Storage now dominates application performance

“[A]n efficient storage system is critical”, writes Gary Watson, Chief Techology Officer for Nexsan in his article, “Choosing the Right Storage Architecture for your Applications and Environment“. He’s right.

I particularly like “Choosing …” for its apt mastery of the details that illuminate today’s critical storage design questions. At a high level, application delivery depends on:

  • CPU;
  • memory;
  • network; and
  • mass storage.

Moore’s Law, and its relatives, govern the first two of these. We have good ways to virtualize and otherwise “commoditize” memory and CPU, and performance and price for these two close teammates advance predictably.

Network virtualization is only beginning. There’s a long path ahead in SDN (software-defined networking) and related concepts that will make networking more ninble in the coming years. For now, network management remains a disappointingly primitive, messy, and all-too-human craft.

Mass storage adds further complications. On one hand, storage virtualization is robust, with a healthy vendor market, plenty of knowledgeable commentators and an abundance of experienced consultants. On the other, storage is not like the other three domains: it adds persistence to use. If a motherboard or router goes out, we replace it, and don’t look back. The value of data storage, though, inheres not only in its use in today’s application sessions, but in the trust we have that all the data stored since commissioning remain available.

This makes the business of storage fundamentally different from the other areas. If I have questions about a memory chip, for instance, I can plug it into a testing unit and quickly quantify its performance–how fast data move to and from the chip, and its accuracy in reporting them. Mass storage needs to do all the same, but we also require it to report five years from now the data stored today. ┬áThat’s a qualitatively different responsibility whose validation remains controversial.

The consequence: far more than with other domains of computing, mass storage rests on reputation. That’s why storage margins are so high and erratic: in the absence of good engineering tests, consumers use price and appearance as proxies for reliability. This also explains a portion of storage’s relative conservatism: while it’s utterly clear that SSDs (solid-state drives) are overdue to take over for rotating spindles in thousands of datacenters where speed and power matter, we’re unconvinced, as an industry, how much we can trust SSDs over five or ten years of hard usage.

Virtualization is both a source of problems and partial solutions in the persistence dimension. As Watson accurately describes, today’s virtualized computing loads have considerably different patterns of storage than were common in the datacenter a decade ago: sequential access is relatively less frequent, and the read-vs.-write ratio shifts in application-specific ways. At the same time, virtualized storage makes it far easier to customize persistence solutions by disk type, RAID level, throughput, latency, and capacity. In the past, datacenters had to “take” the mass storage products offered them, mostly clustered around a few favored technical combinations.
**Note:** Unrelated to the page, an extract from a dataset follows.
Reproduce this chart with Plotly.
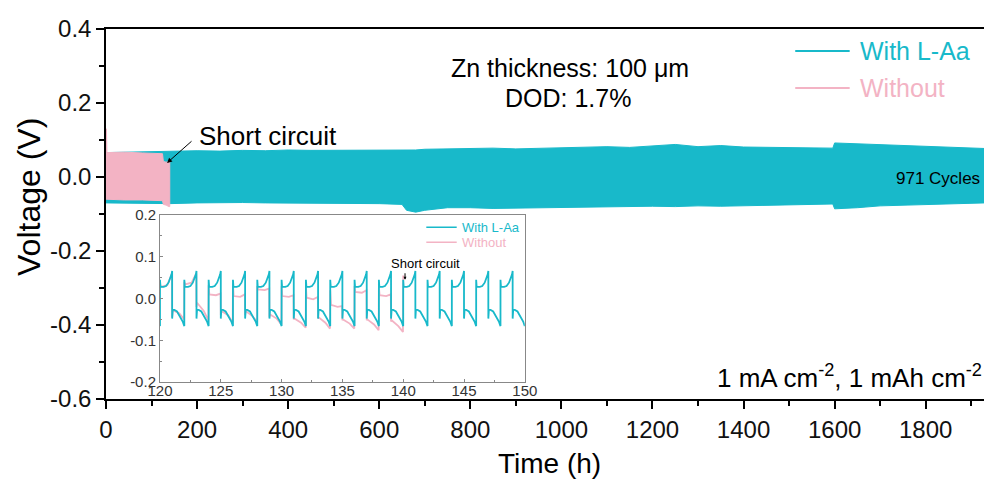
import plotly.graph_objects as go

CYAN = "#18B9CA"
PINK = "#F3B3C4"
FONT = "Arial, 'Liberation Sans', sans-serif"

# ---- long-term cycling, envelope of the voltage band (V) ----
la_time = [0, 50, 100, 140, 200, 250, 300, 350, 400, 450,
           500, 550, 600, 650, 660, 680, 700, 750, 800, 850,
           900, 950, 1000, 1050, 1100, 1150, 1200, 1250, 1300, 1350,
           1400, 1450, 1500, 1550, 1596, 1600, 1650, 1700, 1750, 1800,
           1850, 1900, 1930]
la_upper = [0.066, 0.067, 0.069, 0.070, 0.071, 0.070, 0.072, 0.071, 0.073, 0.072,
            0.072, 0.074, 0.073, 0.073, 0.074, 0.073, 0.075, 0.076, 0.075, 0.078,
            0.076, 0.077, 0.079, 0.081, 0.082, 0.080, 0.083, 0.088, 0.082, 0.085,
            0.081, 0.080, 0.081, 0.079, 0.078, 0.092, 0.090, 0.087, 0.084, 0.082,
            0.080, 0.079, 0.077]
la_lower = [-0.070, -0.071, -0.072, -0.072, -0.070, -0.069, -0.069, -0.070, -0.070, -0.071,
            -0.071, -0.072, -0.072, -0.074, -0.090, -0.095, -0.090, -0.083, -0.083, -0.085,
            -0.086, -0.083, -0.082, -0.083, -0.081, -0.080, -0.079, -0.080, -0.078, -0.079,
            -0.078, -0.077, -0.076, -0.074, -0.073, -0.086, -0.083, -0.078, -0.076, -0.074,
            -0.072, -0.071, -0.070]

wo_time = [0, 1, 2, 40, 80, 110, 124, 126, 132, 138, 140]
wo_upper = [0.130, 0.130, 0.066, 0.067, 0.065, 0.064, 0.063, 0.042, 0.040, 0.042, 0.045]
wo_lower = [-0.060, -0.062, -0.062, -0.062, -0.062, -0.063, -0.064, -0.074, -0.076, -0.080, -0.080]

# ---- zoomed view 120-150 h ----
# one 2 h plating/stripping cycle of the L-Aa cell (offset in h, voltage in V)
la_cycle_offset = [0.00, 0.04, 0.30, 0.50, 0.70, 0.85, 0.95, 1.00,
                   1.00, 1.05, 1.40, 1.70, 1.88, 2.00]
la_cycle_volt = [0.045, 0.028, 0.028, 0.030, 0.038, 0.048, 0.058, 0.066,
                 -0.048, -0.025, -0.031, -0.045, -0.056, -0.066]
la_cycle_start = [118, 120, 122, 124, 126, 128, 130, 132, 134, 136,
                  138, 140, 142, 144, 146, 148]

# cell without additive: per-cycle values at fixed offsets
wo_cycle_offset = [0.00, 0.06, 0.60, 0.98, 1.00, 1.05, 1.60, 1.98]
wo_cycle_start = [120, 122, 124, 126, 128, 130, 132, 134, 136, 138]
wo_cycle_volt = [
    [0.035, 0.028, 0.032, 0.060, -0.045, -0.028, -0.036, -0.050],
    [0.040, 0.034, 0.038, 0.060, -0.020, -0.010, -0.030, -0.052],
    [0.032, 0.010, 0.008, 0.012, -0.040, -0.030, -0.040, -0.058],
    [0.036, 0.006, 0.004, 0.010, -0.040, -0.030, -0.042, -0.056],
    [0.030, 0.022, 0.020, 0.024, -0.045, -0.038, -0.048, -0.062],
    [0.030, 0.006, 0.004, 0.008, -0.050, -0.048, -0.058, -0.070],
    [0.028, 0.002, -0.002, 0.004, -0.048, -0.045, -0.058, -0.072],
    [0.020, -0.015, -0.020, -0.018, -0.052, -0.050, -0.060, -0.072],
    [0.030, 0.016, 0.014, 0.020, -0.052, -0.050, -0.062, -0.076],
    [0.028, 0.008, 0.006, 0.010, -0.055, -0.052, -0.066, -0.080],
]
wo_final = (140.0, 0.055)

main_yticks = [-0.6, -0.4, -0.2, 0.0, 0.2, 0.4]
main_yticktext = ["-0.6", "-0.4", "-0.2", "0.0", "0.2", "0.4"]
inset_yticks = [-0.2, -0.1, 0.0, 0.1, 0.2]
inset_yticktext = ["-0.2", "-0.1", "0.0", "0.1", "0.2"]

fig = go.Figure()


def add_band(t, up, lo, color):
    xs = list(t) + list(t)[::-1]
    ys = list(up) + list(lo)[::-1]
    fig.add_trace(go.Scatter(x=xs, y=ys, mode="lines", fill="toself",
                             fillcolor=color, line=dict(color=color, width=1),
                             hoverinfo="skip", showlegend=False,
                             xaxis="x", yaxis="y"))


add_band(la_time, la_upper, la_lower, CYAN)
add_band(wo_time, wo_upper, wo_lower, PINK)

# zoomed curves
ix, iy = [], []
for s in la_cycle_start:
    for o, v in zip(la_cycle_offset, la_cycle_volt):
        ix.append(s + o)
        iy.append(v)
px_, py_ = [], []
for s, vals in zip(wo_cycle_start, wo_cycle_volt):
    for o, v in zip(wo_cycle_offset, vals):
        px_.append(s + o)
        py_.append(v)
px_.append(wo_final[0])
py_.append(wo_final[1])

fig.add_trace(go.Scatter(x=px_, y=py_, mode="lines",
                         line=dict(color=PINK, width=1.8),
                         showlegend=False, hoverinfo="skip",
                         xaxis="x2", yaxis="y2"))
fig.add_trace(go.Scatter(x=ix, y=iy, mode="lines",
                         line=dict(color=CYAN, width=1.8),
                         showlegend=False, hoverinfo="skip",
                         xaxis="x2", yaxis="y2"))

axis_main = dict(showline=True, linecolor="black", linewidth=1.5,
                 ticks="outside", ticklen=8, tickwidth=1.5, tickcolor="black",
                 showgrid=False, zeroline=False, automargin=False,
                 tickfont=dict(family=FONT, size=24, color="#111"))
axis_inset = dict(showline=True, linecolor="#888", linewidth=1,
                  ticks="inside", ticklen=3, tickwidth=1, tickcolor="#888",
                  showgrid=False, zeroline=False, mirror=True, automargin=False,
                  tickfont=dict(family=FONT, size=15, color="#333"))

fig.update_layout(
    template="none",
    width=984, height=480, autosize=False,
    margin=dict(l=106, r=0, t=29, b=81, pad=0),
    paper_bgcolor="white", plot_bgcolor="white",
    font=dict(family=FONT, color="black"),
    xaxis=dict(axis_main, domain=[0, 1], range=[0, 1928], tick0=0, dtick=200,
               mirror=True, anchor="y",
               minor=dict(dtick=100, ticklen=5, tickwidth=1.5, ticks="outside",
                          tickcolor="black")),
    yaxis=dict(axis_main, domain=[0, 1], range=[-0.6, 0.4],
               tickvals=main_yticks, ticktext=main_yticktext, anchor="x",
               minor=dict(dtick=0.1, tick0=0, ticklen=5, tickwidth=1.5,
                          ticks="outside", tickcolor="black")),
    xaxis2=dict(axis_inset, domain=[0.0615, 0.477], range=[120, 150],
                tick0=120, dtick=5, anchor="y2", ticklabelstandoff=-5,
                minor=dict(dtick=2.5, ticklen=2, ticks="inside", tickcolor="#888")),
    yaxis2=dict(axis_inset, domain=[0.046, 0.497], range=[-0.2, 0.2],
                tickvals=inset_yticks, ticktext=inset_yticktext, anchor="x2",
                minor=dict(dtick=0.05, tick0=0, ticklen=2, ticks="inside",
                           tickcolor="#888")),
)

shapes = []
annotations = []

# legend of the main panel
for yv, col, label in [(0.9405, CYAN, "With L-Aa"), (0.8405, PINK, "Without")]:
    shapes.append(dict(type="line", xref="paper", yref="paper",
                       x0=0.785, x1=0.847, y0=yv, y1=yv,
                       line=dict(color=col, width=2)))
    annotations.append(dict(xref="paper", yref="paper", x=0.857, y=yv,
                            xanchor="left", yanchor="middle", showarrow=False,
                            text=label, font=dict(size=25, color=col)))

# legend of the zoomed panel
for yv, col, label in [(0.171, CYAN, "With L-Aa"), (0.135, PINK, "Without")]:
    shapes.append(dict(type="line", xref="x2", yref="y2",
                       x0=141.9, x1=144.4, y0=yv, y1=yv,
                       line=dict(color=col, width=1.5)))
    annotations.append(dict(xref="x2", yref="y2", x=144.65, y=yv,
                            xanchor="left", yanchor="middle", showarrow=False,
                            text=label, font=dict(size=13, color=col)))


def label(x, y, text, size, ref=("paper", "paper"), **kw):
    d = dict(xref=ref[0], yref=ref[1], x=x, y=y, text=text, showarrow=False,
             xanchor="center", yanchor="middle", font=dict(size=size))
    d.update(kw)
    return d


annotations += [
    label(-0.0877, 0.546, "Voltage (V)", 32, textangle=-90),
    label(0.5046, -0.174, "Time (h)", 28),
    label(0.5285, 0.8946, "Zn thickness: 100 μm", 25),
    label(0.526, 0.8135, "DOD: 1.7%", 25),
    label(0.1845, 0.711, "Short circuit", 26),
    dict(xref="x", yref="y", x=134, y=0.038, text="", showarrow=True,
         ax=26, ay=-23, arrowhead=2, arrowsize=1, arrowwidth=1,
         arrowcolor="black"),
    label(0.9476, 0.597, "971 Cycles", 17),
    label(1.0, 0.062, "1 mA cm<sup>-2</sup>, 1 mAh cm<sup>-2</sup>", 26,
          xanchor="right"),
    label(141.8, 0.085, "Short circuit", 13, ref=("x2", "y2")),
    dict(xref="x2", yref="y2", x=140.15, y=0.045, text="", showarrow=True,
         ax=0, ay=-8, arrowhead=2, arrowsize=0.6, arrowwidth=1,
         arrowcolor="black"),
]

fig.update_layout(shapes=shapes, annotations=annotations)
fig.write_html("out.html")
Today’s virtualized storage makes it entirely more practical to configure more efficient storage systems.

What does this mean for design and operation of individual datacenters? It puts a premium on knowing your own business. You need to analyze explicitly your usage patterns and requirements. Carefully distinguish the time scales at which your persistence operates–maybe you need 20,000 IOPS (input/output operations per second) for daily transactional loads, but it’s adequate to retrieve six-month-old archives at a languid 10 IOPS. Factor in physical space that constrains interconnect technologies, and disaster recovery, business continuity, or availability goals. Use SSD technology first as cache, where, as Watson rightly points out, its advantages are most undeniable. Investigate how different vendors are experimenting with “software-defined storage“, and whether their offerings fit your situation.

In plenty of datacenters, the most severe application performance bottlenecks and largest power consumers are the same spinning disk drives. Virtualized storage gives unprecedented opportunity, though, to wring more efficiency out of storage. It’s time to seize that opportunity.